» **GOAL**:
Skip the images and return the records below exactly.

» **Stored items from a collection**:
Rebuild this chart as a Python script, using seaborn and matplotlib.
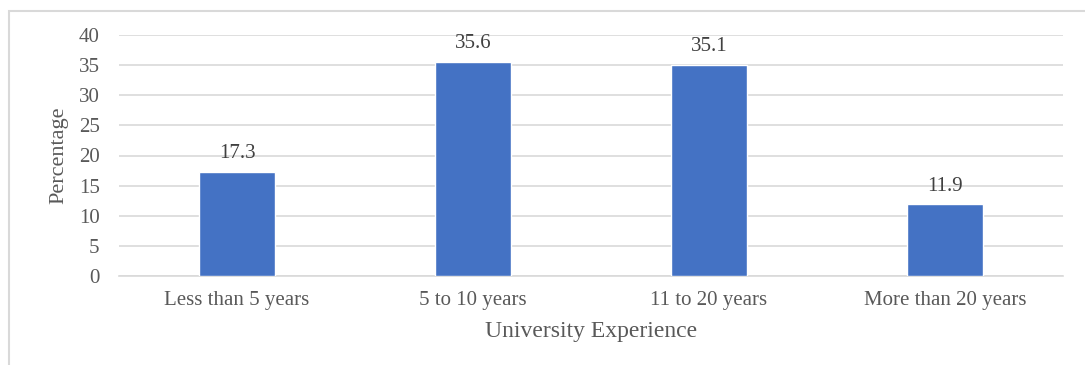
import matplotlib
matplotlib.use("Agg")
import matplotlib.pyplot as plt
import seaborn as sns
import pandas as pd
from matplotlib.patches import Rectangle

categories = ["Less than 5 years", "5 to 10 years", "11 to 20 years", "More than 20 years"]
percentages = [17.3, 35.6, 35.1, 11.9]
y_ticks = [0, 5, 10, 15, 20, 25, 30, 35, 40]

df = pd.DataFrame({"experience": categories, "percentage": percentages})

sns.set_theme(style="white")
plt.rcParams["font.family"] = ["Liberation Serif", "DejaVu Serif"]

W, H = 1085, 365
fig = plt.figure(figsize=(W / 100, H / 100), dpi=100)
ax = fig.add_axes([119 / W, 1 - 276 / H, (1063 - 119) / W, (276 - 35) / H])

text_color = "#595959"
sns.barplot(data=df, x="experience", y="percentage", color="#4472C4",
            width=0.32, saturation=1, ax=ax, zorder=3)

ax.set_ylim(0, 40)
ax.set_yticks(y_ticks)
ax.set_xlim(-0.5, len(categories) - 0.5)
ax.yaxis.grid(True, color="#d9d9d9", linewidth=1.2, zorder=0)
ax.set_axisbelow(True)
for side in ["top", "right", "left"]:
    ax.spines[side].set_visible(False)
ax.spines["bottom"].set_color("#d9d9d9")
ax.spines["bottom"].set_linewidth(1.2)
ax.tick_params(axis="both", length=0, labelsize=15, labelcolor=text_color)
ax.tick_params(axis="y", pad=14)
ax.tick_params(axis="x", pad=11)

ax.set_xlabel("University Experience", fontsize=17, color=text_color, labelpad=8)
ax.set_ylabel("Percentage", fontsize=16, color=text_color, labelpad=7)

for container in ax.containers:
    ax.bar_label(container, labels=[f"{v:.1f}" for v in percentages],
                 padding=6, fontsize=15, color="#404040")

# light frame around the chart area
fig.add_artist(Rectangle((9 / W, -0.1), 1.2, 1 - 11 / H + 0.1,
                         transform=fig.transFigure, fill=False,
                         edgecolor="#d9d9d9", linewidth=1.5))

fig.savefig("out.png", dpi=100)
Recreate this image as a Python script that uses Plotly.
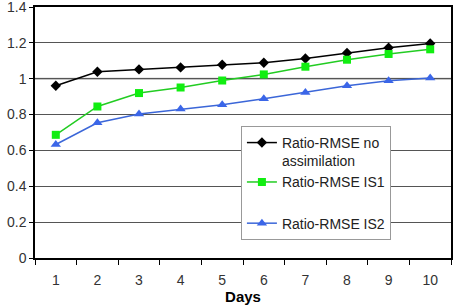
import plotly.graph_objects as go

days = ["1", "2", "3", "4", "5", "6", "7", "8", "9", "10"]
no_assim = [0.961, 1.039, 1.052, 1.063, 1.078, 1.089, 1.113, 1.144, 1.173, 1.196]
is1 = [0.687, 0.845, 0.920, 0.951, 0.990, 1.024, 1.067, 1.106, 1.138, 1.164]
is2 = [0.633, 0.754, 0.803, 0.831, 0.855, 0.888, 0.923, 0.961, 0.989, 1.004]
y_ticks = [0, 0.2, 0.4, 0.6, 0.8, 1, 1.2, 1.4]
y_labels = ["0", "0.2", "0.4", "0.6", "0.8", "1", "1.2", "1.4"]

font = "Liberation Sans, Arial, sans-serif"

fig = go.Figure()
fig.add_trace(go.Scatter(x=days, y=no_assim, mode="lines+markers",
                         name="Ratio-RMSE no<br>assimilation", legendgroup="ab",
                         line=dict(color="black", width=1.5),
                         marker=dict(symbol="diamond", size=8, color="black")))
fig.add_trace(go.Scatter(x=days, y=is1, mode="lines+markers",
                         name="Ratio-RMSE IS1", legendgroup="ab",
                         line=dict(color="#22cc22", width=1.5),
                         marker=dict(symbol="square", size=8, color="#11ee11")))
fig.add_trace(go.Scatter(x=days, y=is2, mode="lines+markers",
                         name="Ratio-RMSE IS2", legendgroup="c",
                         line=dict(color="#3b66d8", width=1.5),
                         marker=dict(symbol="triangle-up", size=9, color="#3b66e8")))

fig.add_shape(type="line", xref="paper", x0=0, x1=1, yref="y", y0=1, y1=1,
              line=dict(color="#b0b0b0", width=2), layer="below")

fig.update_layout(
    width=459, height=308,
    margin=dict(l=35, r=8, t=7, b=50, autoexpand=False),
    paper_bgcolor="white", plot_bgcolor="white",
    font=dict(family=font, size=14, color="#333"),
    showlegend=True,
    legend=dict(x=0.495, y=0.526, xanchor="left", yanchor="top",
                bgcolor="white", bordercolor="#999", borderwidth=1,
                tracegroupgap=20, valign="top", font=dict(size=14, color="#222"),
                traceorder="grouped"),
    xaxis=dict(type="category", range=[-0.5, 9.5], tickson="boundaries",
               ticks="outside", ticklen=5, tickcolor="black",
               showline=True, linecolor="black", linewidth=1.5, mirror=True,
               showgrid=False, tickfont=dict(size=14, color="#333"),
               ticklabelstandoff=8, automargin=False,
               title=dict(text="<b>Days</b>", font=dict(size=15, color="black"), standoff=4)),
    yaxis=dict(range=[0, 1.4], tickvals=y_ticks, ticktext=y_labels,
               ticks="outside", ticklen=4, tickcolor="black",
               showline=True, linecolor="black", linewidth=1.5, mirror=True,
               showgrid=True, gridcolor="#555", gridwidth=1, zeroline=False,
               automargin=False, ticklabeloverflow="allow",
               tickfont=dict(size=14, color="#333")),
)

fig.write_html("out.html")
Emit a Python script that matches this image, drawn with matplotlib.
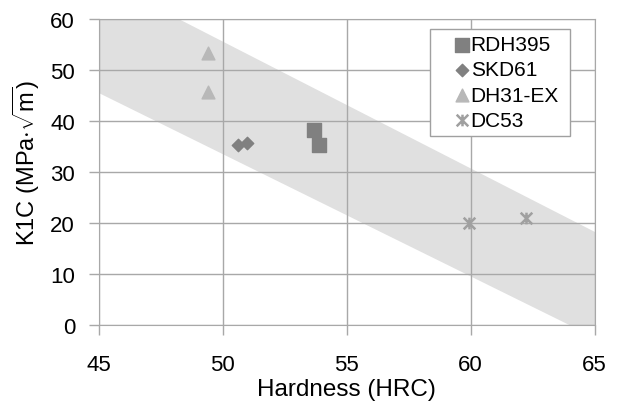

» **RESULT OF THIS EXERCISE**:
Rebuild this chart as a Python script, using seaborn and matplotlib.
import matplotlib
matplotlib.use("Agg")
import matplotlib.pyplot as plt
import seaborn as sns
import pandas as pd
from matplotlib.patches import Rectangle

categories = ["Less than 5 years", "5 to 10 years", "11 to 20 years", "More than 20 years"]
percentages = [17.3, 35.6, 35.1, 11.9]
y_ticks = [0, 5, 10, 15, 20, 25, 30, 35, 40]

df = pd.DataFrame({"experience": categories, "percentage": percentages})

sns.set_theme(style="white")
plt.rcParams["font.family"] = ["Liberation Serif", "DejaVu Serif"]

W, H = 1085, 365
fig = plt.figure(figsize=(W / 100, H / 100), dpi=100)
ax = fig.add_axes([119 / W, 1 - 276 / H, (1063 - 119) / W, (276 - 35) / H])

text_color = "#595959"
sns.barplot(data=df, x="experience", y="percentage", color="#4472C4",
            width=0.32, saturation=1, ax=ax, zorder=3)

ax.set_ylim(0, 40)
ax.set_yticks(y_ticks)
ax.set_xlim(-0.5, len(categories) - 0.5)
ax.yaxis.grid(True, color="#d9d9d9", linewidth=1.2, zorder=0)
ax.set_axisbelow(True)
for side in ["top", "right", "left"]:
    ax.spines[side].set_visible(False)
ax.spines["bottom"].set_color("#d9d9d9")
ax.spines["bottom"].set_linewidth(1.2)
ax.tick_params(axis="both", length=0, labelsize=15, labelcolor=text_color)
ax.tick_params(axis="y", pad=14)
ax.tick_params(axis="x", pad=11)

ax.set_xlabel("University Experience", fontsize=17, color=text_color, labelpad=8)
ax.set_ylabel("Percentage", fontsize=16, color=text_color, labelpad=7)

for container in ax.containers:
    ax.bar_label(container, labels=[f"{v:.1f}" for v in percentages],
                 padding=6, fontsize=15, color="#404040")

# light frame around the chart area
fig.add_artist(Rectangle((9 / W, -0.1), 1.2, 1 - 11 / H + 0.1,
                         transform=fig.transFigure, fill=False,
                         edgecolor="#d9d9d9", linewidth=1.5))

fig.savefig("out.png", dpi=100)
Recreate this image as a Python script that uses Plotly.
import plotly.graph_objects as go

days = ["1", "2", "3", "4", "5", "6", "7", "8", "9", "10"]
no_assim = [0.961, 1.039, 1.052, 1.063, 1.078, 1.089, 1.113, 1.144, 1.173, 1.196]
is1 = [0.687, 0.845, 0.920, 0.951, 0.990, 1.024, 1.067, 1.106, 1.138, 1.164]
is2 = [0.633, 0.754, 0.803, 0.831, 0.855, 0.888, 0.923, 0.961, 0.989, 1.004]
y_ticks = [0, 0.2, 0.4, 0.6, 0.8, 1, 1.2, 1.4]
y_labels = ["0", "0.2", "0.4", "0.6", "0.8", "1", "1.2", "1.4"]

font = "Liberation Sans, Arial, sans-serif"

fig = go.Figure()
fig.add_trace(go.Scatter(x=days, y=no_assim, mode="lines+markers",
                         name="Ratio-RMSE no<br>assimilation", legendgroup="ab",
                         line=dict(color="black", width=1.5),
                         marker=dict(symbol="diamond", size=8, color="black")))
fig.add_trace(go.Scatter(x=days, y=is1, mode="lines+markers",
                         name="Ratio-RMSE IS1", legendgroup="ab",
                         line=dict(color="#22cc22", width=1.5),
                         marker=dict(symbol="square", size=8, color="#11ee11")))
fig.add_trace(go.Scatter(x=days, y=is2, mode="lines+markers",
                         name="Ratio-RMSE IS2", legendgroup="c",
                         line=dict(color="#3b66d8", width=1.5),
                         marker=dict(symbol="triangle-up", size=9, color="#3b66e8")))

fig.add_shape(type="line", xref="paper", x0=0, x1=1, yref="y", y0=1, y1=1,
              line=dict(color="#b0b0b0", width=2), layer="below")

fig.update_layout(
    width=459, height=308,
    margin=dict(l=35, r=8, t=7, b=50, autoexpand=False),
    paper_bgcolor="white", plot_bgcolor="white",
    font=dict(family=font, size=14, color="#333"),
    showlegend=True,
    legend=dict(x=0.495, y=0.526, xanchor="left", yanchor="top",
                bgcolor="white", bordercolor="#999", borderwidth=1,
                tracegroupgap=20, valign="top", font=dict(size=14, color="#222"),
                traceorder="grouped"),
    xaxis=dict(type="category", range=[-0.5, 9.5], tickson="boundaries",
               ticks="outside", ticklen=5, tickcolor="black",
               showline=True, linecolor="black", linewidth=1.5, mirror=True,
               showgrid=False, tickfont=dict(size=14, color="#333"),
               ticklabelstandoff=8, automargin=False,
               title=dict(text="<b>Days</b>", font=dict(size=15, color="black"), standoff=4)),
    yaxis=dict(range=[0, 1.4], tickvals=y_ticks, ticktext=y_labels,
               ticks="outside", ticklen=4, tickcolor="black",
               showline=True, linecolor="black", linewidth=1.5, mirror=True,
               showgrid=True, gridcolor="#555", gridwidth=1, zeroline=False,
               automargin=False, ticklabeloverflow="allow",
               tickfont=dict(size=14, color="#333")),
)

fig.write_html("out.html")
Emit a Python script that matches this image, drawn with matplotlib.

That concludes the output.